Step 5. Scoop the dough. Scoop the sugar cookie dough into 1.5 TBS sized portions and roll them into balls. Roll the balls into a bowl of granulated sugar mixed with 1 TBS of granulated sugar. Place them onto a cookie sheet lined with parchment paper, at least 2 inches apart, to leave room for the cookies to spread.

Step 6. Bake the cookies. Bake the cookies in the pre-heated oven until the tops are crinkly, the edges are set, and just lightly golden on the sides. The tops will barely look set, and may look underdone.
Tips and Tricks
- Carefully measure the flour – Make sure to spoon and level the flour so you don’t end up with too much flour, altering the texture of the cookies. Spoon the flour into the measuring cup, then use the flat side of a butter knife to smooth the flour off at the top.
- Try Different Fruit – Instead of freeze dried strawberries, try raspberries, blueberries, cherries, or other types of freeze dried fruit.
- Uniform size – Keep the cookies a uniform size by using a medium cookie scoop, or weighing out the cookie dough. This will ensure the cookies bake even.
- Do not over bake the cookies – You don’t want to keep baking them until they look super done (they might even look raw in the middle) you want to remove the pan from the oven when the edges start to turn golden brown. The cookies will continue baking as they cool on the pan.
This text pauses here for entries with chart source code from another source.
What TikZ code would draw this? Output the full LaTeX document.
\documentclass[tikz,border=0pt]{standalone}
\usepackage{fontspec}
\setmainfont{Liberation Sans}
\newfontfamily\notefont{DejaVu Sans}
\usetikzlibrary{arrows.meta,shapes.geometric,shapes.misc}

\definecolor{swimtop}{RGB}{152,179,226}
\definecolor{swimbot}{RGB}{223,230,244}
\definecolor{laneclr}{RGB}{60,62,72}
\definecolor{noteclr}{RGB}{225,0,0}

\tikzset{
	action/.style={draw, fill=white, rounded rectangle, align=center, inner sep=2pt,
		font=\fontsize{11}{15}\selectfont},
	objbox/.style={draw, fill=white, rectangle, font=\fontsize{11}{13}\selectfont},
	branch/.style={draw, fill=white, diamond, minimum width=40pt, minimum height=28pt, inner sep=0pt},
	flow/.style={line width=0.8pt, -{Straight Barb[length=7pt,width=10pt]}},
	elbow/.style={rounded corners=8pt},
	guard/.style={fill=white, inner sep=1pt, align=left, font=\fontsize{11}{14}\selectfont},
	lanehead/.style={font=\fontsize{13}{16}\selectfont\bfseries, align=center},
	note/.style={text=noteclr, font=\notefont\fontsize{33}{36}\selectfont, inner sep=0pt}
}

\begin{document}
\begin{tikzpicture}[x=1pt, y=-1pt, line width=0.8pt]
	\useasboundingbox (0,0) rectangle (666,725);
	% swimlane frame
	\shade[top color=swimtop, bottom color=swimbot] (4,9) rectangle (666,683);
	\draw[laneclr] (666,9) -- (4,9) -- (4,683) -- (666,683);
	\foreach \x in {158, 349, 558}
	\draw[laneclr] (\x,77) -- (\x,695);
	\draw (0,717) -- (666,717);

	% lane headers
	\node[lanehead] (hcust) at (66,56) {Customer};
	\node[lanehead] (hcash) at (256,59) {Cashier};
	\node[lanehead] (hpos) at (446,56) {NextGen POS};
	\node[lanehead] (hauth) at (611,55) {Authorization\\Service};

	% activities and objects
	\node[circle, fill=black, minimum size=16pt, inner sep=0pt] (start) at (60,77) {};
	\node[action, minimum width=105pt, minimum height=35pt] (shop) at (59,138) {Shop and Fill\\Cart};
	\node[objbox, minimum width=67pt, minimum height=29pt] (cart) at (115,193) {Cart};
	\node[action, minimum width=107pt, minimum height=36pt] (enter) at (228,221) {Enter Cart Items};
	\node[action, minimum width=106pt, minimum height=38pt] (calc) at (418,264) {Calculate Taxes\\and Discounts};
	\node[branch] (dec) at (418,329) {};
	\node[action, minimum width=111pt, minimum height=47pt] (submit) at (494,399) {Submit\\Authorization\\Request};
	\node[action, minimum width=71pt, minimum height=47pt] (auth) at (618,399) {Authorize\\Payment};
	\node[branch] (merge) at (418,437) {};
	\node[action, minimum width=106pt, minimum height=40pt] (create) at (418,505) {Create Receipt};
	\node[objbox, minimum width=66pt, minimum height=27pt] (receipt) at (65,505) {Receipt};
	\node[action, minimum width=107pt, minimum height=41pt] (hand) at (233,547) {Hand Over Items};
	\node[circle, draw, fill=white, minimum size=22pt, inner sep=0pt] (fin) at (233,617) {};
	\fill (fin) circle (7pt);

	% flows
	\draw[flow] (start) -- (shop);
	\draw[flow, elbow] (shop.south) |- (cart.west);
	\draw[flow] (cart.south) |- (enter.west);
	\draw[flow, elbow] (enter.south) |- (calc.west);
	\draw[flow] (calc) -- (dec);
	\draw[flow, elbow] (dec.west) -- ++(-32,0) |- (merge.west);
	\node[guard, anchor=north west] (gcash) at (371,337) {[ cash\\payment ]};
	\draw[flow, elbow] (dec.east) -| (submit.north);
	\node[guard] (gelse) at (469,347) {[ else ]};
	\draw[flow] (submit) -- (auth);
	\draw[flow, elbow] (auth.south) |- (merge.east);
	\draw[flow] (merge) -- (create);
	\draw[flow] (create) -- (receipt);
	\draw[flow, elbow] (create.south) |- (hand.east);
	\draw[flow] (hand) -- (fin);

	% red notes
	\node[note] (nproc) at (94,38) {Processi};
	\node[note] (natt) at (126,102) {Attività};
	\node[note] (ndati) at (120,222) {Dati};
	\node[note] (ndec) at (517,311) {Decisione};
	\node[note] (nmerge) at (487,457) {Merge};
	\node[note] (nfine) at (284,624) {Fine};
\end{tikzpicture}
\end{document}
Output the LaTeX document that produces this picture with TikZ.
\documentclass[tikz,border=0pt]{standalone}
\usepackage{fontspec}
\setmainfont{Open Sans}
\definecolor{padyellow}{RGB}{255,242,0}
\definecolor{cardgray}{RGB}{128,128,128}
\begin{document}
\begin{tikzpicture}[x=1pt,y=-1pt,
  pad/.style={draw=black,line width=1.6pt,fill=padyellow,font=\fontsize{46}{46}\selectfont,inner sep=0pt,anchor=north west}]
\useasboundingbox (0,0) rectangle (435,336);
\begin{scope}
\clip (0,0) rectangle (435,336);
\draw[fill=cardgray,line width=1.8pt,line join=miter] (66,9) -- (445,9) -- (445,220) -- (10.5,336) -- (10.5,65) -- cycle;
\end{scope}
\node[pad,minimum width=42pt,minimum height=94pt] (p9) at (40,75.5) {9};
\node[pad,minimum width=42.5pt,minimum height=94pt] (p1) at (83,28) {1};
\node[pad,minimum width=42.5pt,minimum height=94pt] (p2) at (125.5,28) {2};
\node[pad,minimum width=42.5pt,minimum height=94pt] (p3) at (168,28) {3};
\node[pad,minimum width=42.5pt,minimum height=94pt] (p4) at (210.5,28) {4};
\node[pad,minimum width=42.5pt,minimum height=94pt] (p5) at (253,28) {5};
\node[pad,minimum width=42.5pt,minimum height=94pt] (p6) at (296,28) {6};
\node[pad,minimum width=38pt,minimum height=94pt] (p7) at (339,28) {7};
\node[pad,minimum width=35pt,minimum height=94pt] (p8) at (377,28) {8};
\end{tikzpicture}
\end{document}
- Add Frosting – The cookies are delicious as is and do not need frosting, but if you want to make a strawberry buttercream add 1 cup of freeze dried strawberries, blended into a powder to our buttercream frosting recipe for sugar cookies.

Storage Instructions
Let the cookies cool to room temperature, and store them in an airtight container for up to 1 week. The strawberry cookies can also be frozen in a freezer-safe container or bag for up to 3 months. Defrost the cookies at room temperature, then enjoy.
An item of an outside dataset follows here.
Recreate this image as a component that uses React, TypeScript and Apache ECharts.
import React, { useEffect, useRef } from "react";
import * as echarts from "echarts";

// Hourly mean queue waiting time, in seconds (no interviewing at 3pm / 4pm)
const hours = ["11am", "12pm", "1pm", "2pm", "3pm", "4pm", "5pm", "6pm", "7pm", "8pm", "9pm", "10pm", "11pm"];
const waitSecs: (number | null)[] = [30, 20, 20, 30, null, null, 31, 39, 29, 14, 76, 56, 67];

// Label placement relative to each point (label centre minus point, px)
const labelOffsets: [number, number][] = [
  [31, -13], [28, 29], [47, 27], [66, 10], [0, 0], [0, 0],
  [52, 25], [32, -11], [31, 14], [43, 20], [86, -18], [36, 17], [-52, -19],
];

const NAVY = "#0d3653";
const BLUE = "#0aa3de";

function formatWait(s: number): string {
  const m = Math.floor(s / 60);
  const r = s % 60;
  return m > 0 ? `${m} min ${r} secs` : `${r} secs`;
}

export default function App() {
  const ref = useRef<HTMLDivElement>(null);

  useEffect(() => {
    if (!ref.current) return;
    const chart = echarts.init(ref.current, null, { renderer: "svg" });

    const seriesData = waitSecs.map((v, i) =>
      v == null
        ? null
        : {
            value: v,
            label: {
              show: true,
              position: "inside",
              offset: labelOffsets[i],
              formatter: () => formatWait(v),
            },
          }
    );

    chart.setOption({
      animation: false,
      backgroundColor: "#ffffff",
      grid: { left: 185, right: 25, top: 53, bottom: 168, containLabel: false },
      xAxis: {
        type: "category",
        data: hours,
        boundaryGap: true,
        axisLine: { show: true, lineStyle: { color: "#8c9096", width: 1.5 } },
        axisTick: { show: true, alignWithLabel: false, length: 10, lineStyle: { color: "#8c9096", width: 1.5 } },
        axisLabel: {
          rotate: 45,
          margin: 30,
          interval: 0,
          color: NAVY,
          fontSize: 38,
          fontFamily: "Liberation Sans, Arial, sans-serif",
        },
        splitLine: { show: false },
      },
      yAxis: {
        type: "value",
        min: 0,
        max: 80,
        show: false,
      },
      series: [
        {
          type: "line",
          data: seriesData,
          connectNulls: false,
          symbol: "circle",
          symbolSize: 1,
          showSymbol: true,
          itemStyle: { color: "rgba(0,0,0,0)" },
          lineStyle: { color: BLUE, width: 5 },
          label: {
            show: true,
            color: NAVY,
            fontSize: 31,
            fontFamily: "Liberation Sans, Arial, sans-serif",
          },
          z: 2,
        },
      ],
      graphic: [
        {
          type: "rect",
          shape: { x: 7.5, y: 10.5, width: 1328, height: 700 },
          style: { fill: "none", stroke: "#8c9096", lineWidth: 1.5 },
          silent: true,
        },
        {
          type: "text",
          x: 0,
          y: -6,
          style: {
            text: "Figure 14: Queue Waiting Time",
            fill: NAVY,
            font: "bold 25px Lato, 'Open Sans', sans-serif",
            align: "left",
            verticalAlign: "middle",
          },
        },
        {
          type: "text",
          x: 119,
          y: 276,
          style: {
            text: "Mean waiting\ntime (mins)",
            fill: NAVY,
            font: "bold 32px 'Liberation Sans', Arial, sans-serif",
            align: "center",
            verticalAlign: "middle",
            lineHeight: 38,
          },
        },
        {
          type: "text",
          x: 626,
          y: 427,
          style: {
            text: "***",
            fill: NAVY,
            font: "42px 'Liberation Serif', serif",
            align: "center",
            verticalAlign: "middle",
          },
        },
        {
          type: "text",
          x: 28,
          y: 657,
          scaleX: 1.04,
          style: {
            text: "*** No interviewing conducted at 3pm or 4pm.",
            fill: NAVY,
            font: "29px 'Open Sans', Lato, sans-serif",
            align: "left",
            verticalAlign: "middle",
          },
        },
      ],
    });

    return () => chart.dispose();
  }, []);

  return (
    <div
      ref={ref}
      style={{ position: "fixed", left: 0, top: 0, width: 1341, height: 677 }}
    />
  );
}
These Strawberry Sugar Cookies are the perfect buttery, and fruity cookies. They’re pretty, delicious, and easy to make – definitely going to be a new favorite!
More Cookie Recipes
If you try these Strawberry Sugar Cookies, please leave a 🌟 rating and let me know how it went in the comments below. I love hearing from you!

Strawberry Sugar Cookies
Ingredients
- 1 oz freeze dried strawberries
- 1/2 cup unsalted butter (softened)
- 3/4 cup granulated sugar
- 1 large egg
- 1/2 TBS vanilla extract
- pink or red food coloring (optional)
- 1 1/2 cups all purpose flour
- 1/2 tsp baking powder
- 1/2 tsp baking soda
- 1/2 tsp salt
- additional granulated sugar for rolling
Instructions
- Preheat the oven to 350 degrees Fahrenheit. Line two cookie sheets with parchment paper, or silicone liners, and set it aside.
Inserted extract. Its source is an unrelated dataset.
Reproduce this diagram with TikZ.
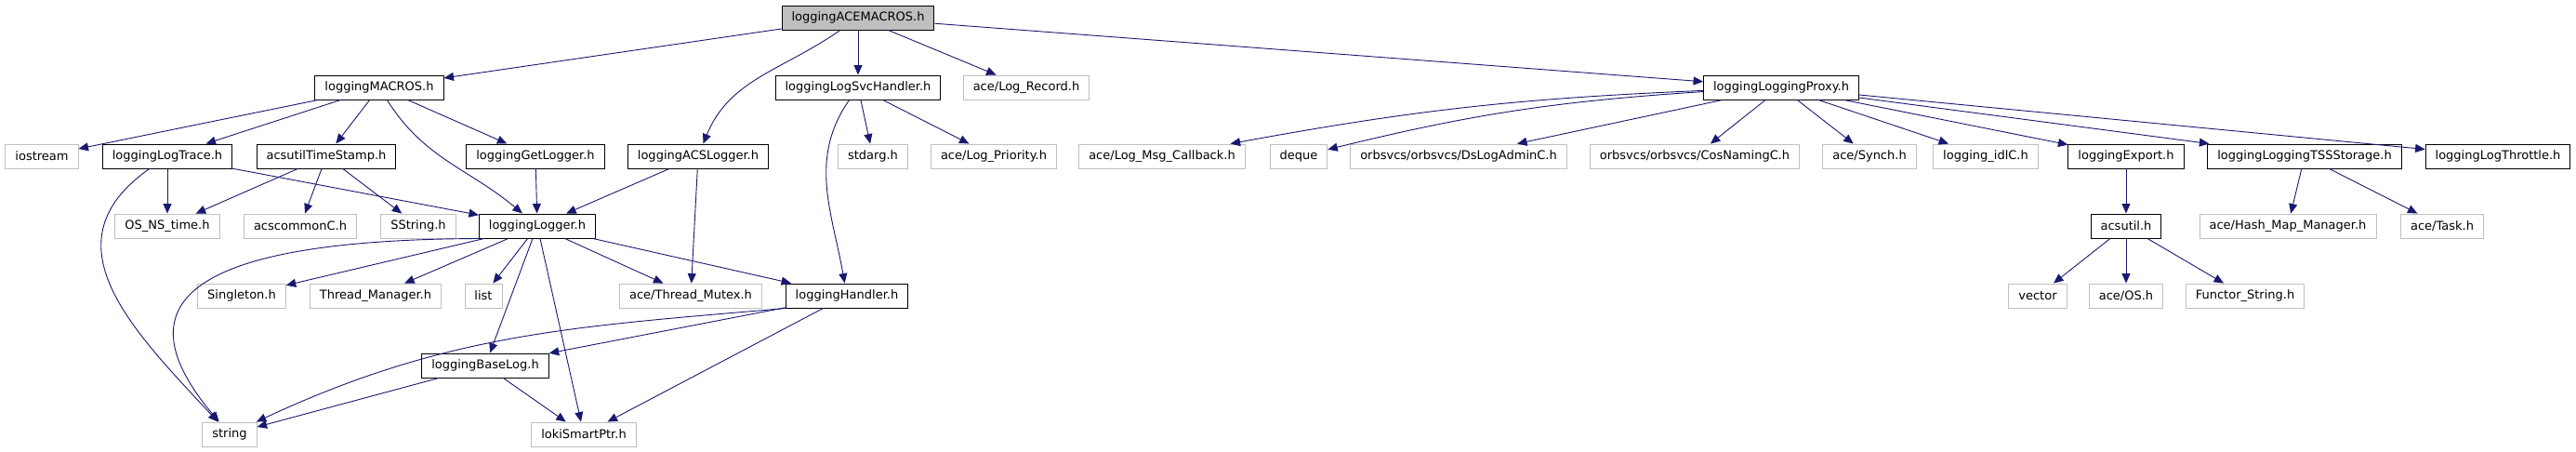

- Add freeze-dried strawberries to a food processor or blender and pulse repeatedly until they're ground to a fine powder. Scoop out 1 TBS to save for rolling the cookies in. 1 oz freeze dried strawberries
- Add the dry ingredients together in a medium bowl, the flour, the freeze dried strawberry powder minus 1 TBS saved for later, baking powder, baking soda, and salt. 1 1/2 cups all purpose flour, 1/2 tsp baking powder, 1/2 tsp baking soda, 1/2 tsp salt
- Add the butter and sugar to a large mixing bowl (or the bowl of a stand mixer) and beat them together for about 2 minutes, until the mixture is light and creamy. 1/2 cup unsalted butter, 3/4 cup granulated sugar
- Add in the egg, vanilla extract, and a couple drops of pink food coloring, and stir them into the mixture until combined. 1 large egg, 1/2 TBS vanilla extract, pink or red food coloring
- Add the dry ingredients into the wet ingredients in two increments until combined and stir it all together until you have a nice soft (but not sticky) cookie dough. Scrape the bottom and sides of the bowl as needed.
- Combine the granulated sugar, and remaining freeze dried strawberry powder into a small bowl for rolling the cookies in. additional granulated sugar for rolling
- Scoop the dough by 1.5 TBS portions and roll them into balls. Roll the balls in a small bowl full of strawberry granulated sugar. additional granulated sugar for rolling
- Place the cookie dough balls at least 2 inches apart on the prepared baking sheets. Bake the cookies for 10 to 12 minutes, or until the tops are crinkled and the edges are just lightly golden.
- Let the cookies cool for 5 minutes on the cookie sheet, then transfer them to a cooling rack to cool completely.